§ Raw data:

========================================

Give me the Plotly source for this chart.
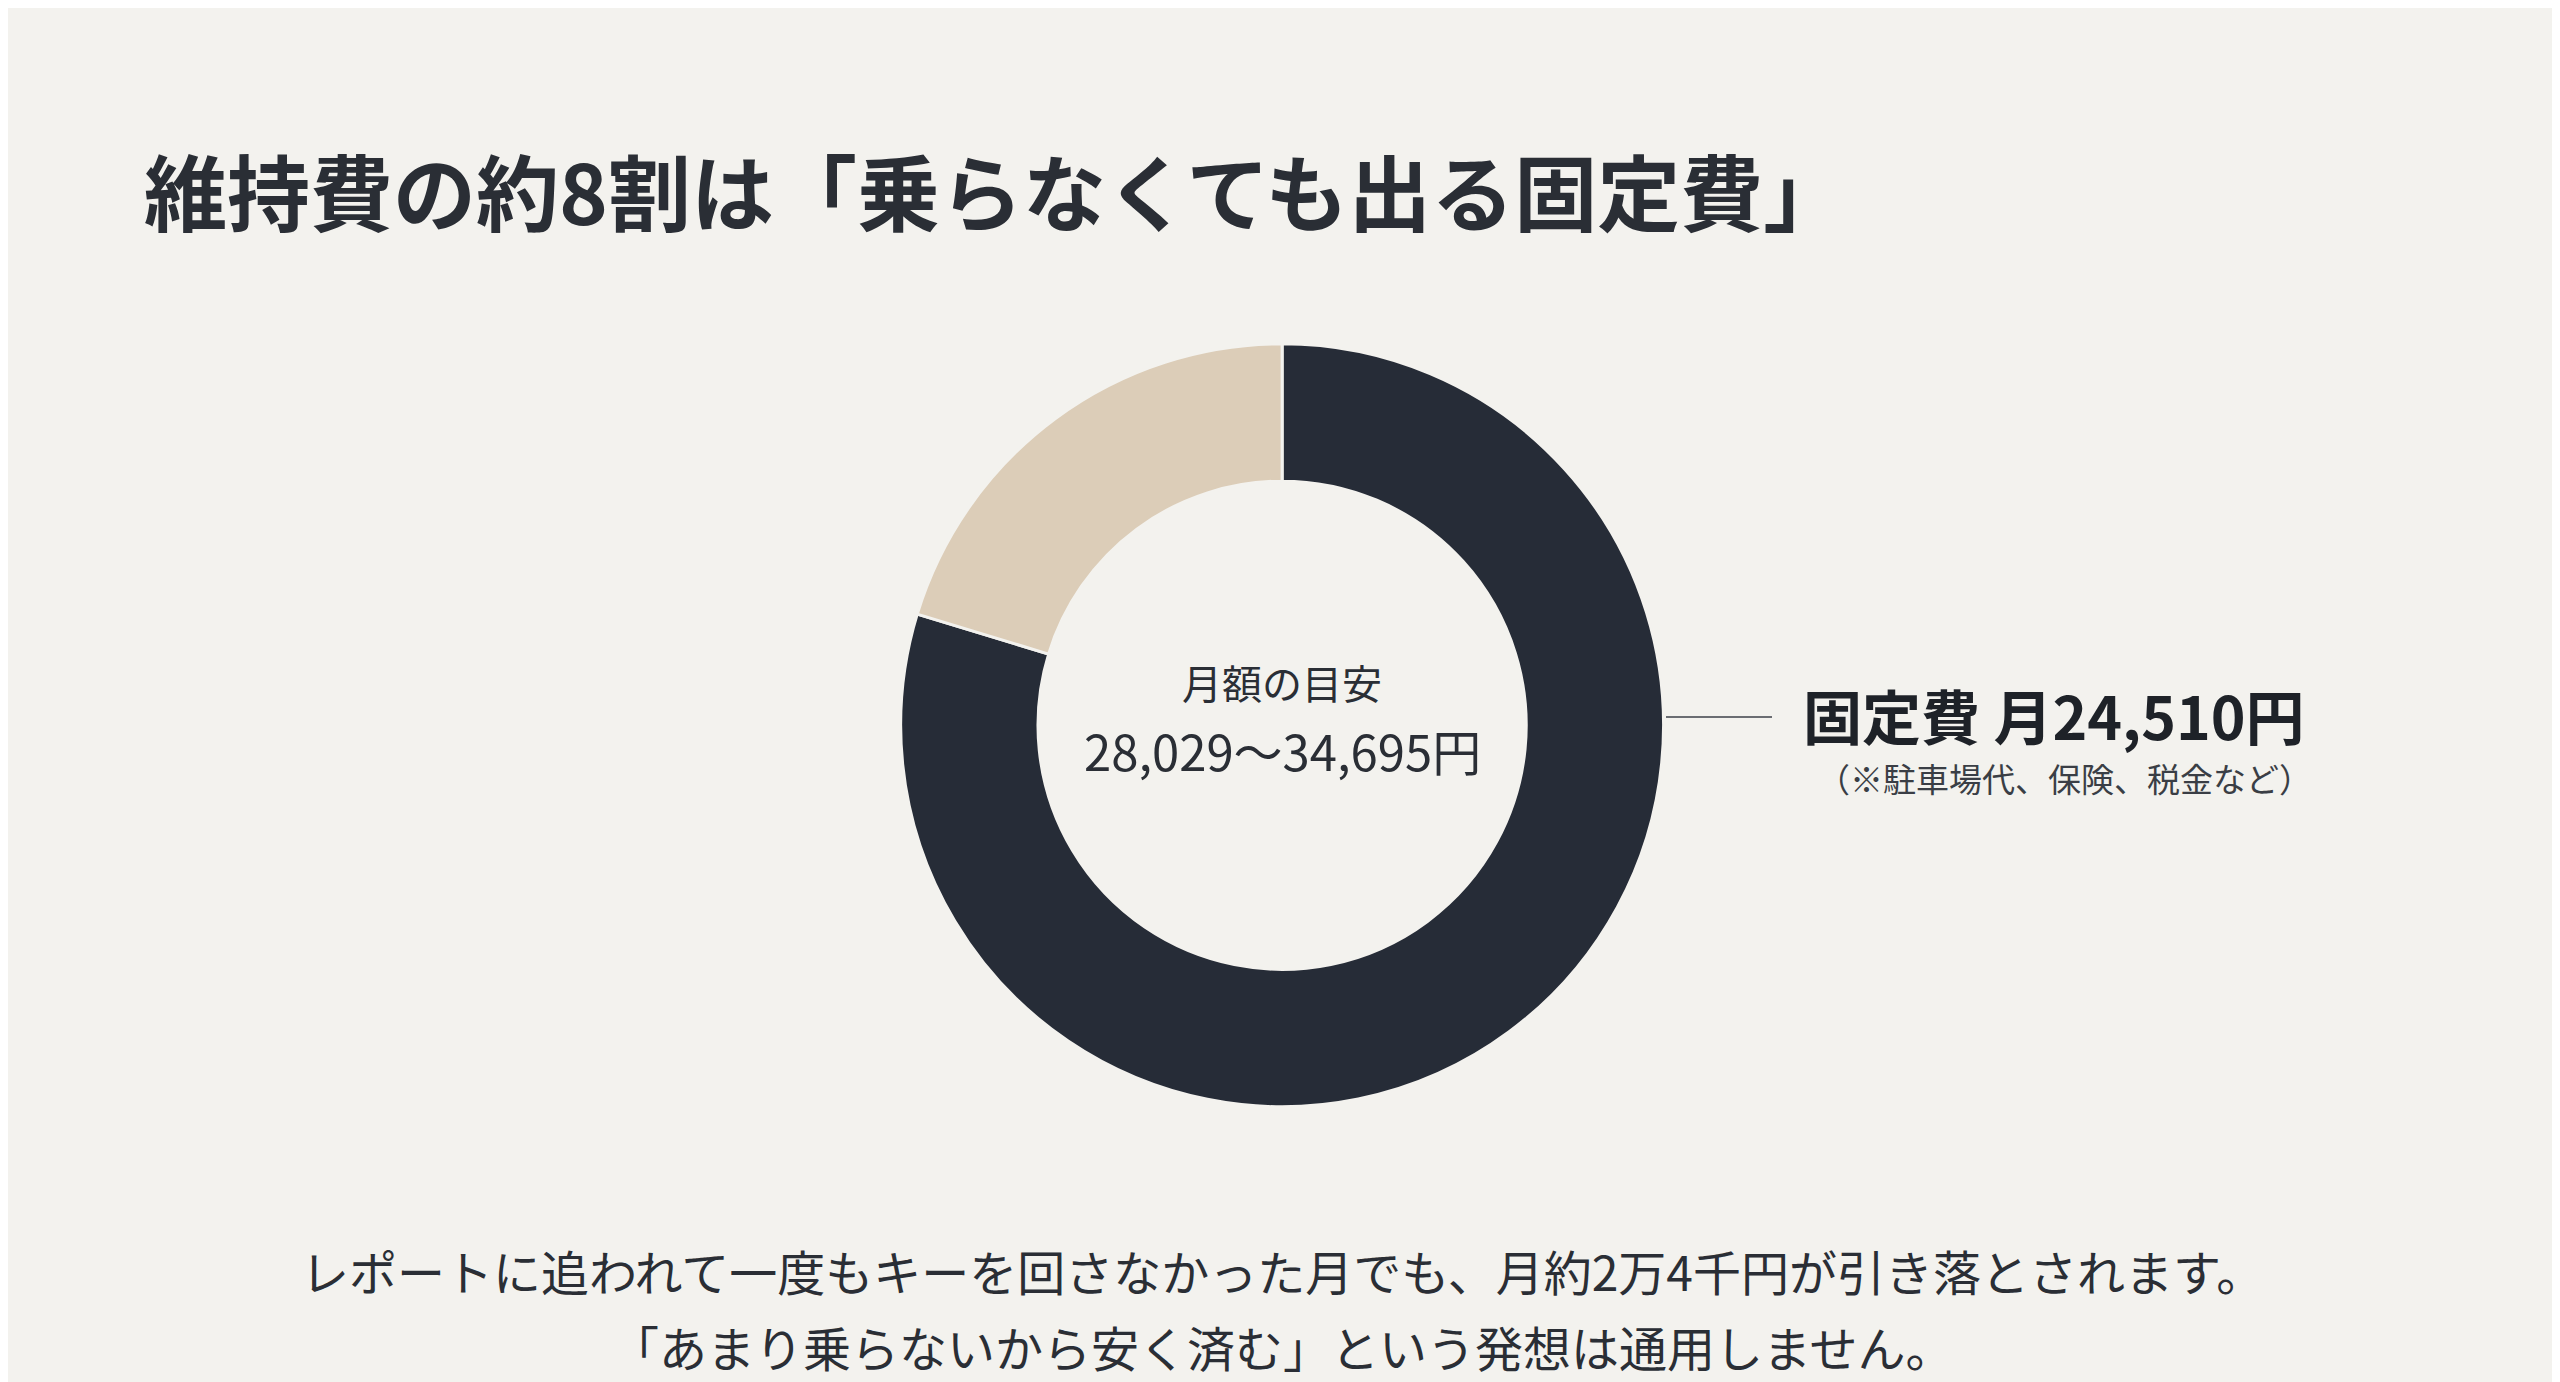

========================================

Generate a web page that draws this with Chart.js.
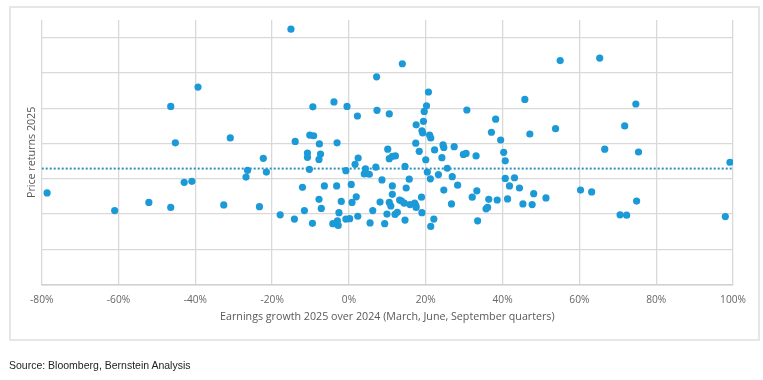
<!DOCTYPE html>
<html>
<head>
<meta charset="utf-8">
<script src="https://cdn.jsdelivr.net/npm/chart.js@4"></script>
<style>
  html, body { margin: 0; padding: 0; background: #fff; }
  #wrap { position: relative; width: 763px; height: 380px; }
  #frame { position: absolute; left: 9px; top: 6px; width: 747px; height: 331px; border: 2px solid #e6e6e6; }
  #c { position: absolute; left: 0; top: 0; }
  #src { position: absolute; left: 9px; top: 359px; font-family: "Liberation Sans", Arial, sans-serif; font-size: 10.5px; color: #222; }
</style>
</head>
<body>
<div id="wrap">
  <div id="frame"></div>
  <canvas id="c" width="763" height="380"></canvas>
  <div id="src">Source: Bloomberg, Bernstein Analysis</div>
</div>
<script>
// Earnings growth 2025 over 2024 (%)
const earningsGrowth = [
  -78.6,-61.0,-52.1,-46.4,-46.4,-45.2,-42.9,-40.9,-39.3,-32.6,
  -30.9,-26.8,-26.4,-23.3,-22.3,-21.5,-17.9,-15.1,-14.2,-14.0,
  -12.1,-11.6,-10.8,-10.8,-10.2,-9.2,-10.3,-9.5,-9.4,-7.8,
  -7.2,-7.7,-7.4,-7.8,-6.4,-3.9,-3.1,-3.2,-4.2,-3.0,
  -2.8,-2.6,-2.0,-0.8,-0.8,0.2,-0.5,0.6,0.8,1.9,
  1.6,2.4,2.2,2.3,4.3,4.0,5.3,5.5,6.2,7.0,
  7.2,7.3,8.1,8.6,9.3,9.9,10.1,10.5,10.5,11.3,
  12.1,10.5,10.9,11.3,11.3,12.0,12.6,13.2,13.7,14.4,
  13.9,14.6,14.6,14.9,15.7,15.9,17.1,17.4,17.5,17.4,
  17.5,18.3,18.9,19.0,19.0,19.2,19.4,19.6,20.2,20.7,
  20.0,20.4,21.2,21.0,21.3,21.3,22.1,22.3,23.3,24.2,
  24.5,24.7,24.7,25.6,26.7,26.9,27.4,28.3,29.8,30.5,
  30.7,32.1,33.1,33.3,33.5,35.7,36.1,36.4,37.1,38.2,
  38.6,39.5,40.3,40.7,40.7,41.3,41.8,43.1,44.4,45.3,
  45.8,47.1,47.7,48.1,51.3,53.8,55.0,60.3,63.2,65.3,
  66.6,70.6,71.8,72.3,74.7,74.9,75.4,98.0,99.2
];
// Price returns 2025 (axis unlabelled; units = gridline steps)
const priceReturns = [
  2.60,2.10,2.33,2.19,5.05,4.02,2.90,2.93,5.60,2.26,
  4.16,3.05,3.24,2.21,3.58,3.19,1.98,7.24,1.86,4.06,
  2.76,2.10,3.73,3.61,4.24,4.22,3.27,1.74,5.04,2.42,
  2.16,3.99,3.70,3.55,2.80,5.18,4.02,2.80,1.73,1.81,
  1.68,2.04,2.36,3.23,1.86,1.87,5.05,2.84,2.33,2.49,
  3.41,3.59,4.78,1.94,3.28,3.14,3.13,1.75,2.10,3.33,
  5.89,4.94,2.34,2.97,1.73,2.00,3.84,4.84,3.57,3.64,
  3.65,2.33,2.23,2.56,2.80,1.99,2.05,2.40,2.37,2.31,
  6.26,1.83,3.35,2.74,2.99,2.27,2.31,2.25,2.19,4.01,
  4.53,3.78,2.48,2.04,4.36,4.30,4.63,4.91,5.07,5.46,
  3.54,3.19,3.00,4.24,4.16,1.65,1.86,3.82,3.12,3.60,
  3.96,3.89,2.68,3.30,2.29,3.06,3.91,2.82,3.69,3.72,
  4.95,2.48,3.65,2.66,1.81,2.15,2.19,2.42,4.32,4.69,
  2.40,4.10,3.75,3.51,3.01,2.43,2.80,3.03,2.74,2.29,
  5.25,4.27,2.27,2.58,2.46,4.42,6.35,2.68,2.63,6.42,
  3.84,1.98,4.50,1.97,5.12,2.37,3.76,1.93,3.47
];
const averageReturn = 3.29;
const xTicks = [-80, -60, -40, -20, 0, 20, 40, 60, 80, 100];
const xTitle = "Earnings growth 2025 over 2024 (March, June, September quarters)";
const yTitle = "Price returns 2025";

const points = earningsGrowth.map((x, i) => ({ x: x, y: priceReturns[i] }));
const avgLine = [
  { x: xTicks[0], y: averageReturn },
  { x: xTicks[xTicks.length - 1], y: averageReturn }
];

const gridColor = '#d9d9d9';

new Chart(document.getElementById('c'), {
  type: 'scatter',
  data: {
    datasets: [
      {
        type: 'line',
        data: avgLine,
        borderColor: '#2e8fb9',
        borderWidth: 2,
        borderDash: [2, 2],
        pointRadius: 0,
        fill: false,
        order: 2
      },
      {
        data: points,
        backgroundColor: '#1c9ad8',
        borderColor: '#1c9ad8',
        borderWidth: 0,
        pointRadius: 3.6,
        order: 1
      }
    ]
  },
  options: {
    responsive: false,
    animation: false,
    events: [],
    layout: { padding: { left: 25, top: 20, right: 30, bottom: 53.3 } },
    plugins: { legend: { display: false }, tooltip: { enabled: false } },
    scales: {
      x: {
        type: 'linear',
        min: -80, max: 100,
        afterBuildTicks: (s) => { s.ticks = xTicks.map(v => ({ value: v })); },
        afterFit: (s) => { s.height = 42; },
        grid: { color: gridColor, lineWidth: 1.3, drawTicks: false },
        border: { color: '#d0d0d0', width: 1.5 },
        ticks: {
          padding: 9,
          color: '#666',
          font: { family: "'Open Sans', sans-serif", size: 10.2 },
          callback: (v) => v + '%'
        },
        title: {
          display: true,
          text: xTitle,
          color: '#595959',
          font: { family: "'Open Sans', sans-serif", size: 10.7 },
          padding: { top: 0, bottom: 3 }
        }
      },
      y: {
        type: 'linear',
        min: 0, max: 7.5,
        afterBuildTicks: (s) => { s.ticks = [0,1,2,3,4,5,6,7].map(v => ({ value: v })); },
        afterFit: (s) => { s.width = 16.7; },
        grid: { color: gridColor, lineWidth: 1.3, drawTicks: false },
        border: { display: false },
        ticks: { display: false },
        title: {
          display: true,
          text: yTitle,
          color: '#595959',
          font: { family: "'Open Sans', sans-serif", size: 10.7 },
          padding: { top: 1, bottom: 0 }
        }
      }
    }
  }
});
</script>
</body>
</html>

========================================

§ Aim of the exercise: Pull out all lines of the data with the string "this".

§ Output:
Give me the Plotly source for this chart.
Generate a web page that draws this with Chart.js.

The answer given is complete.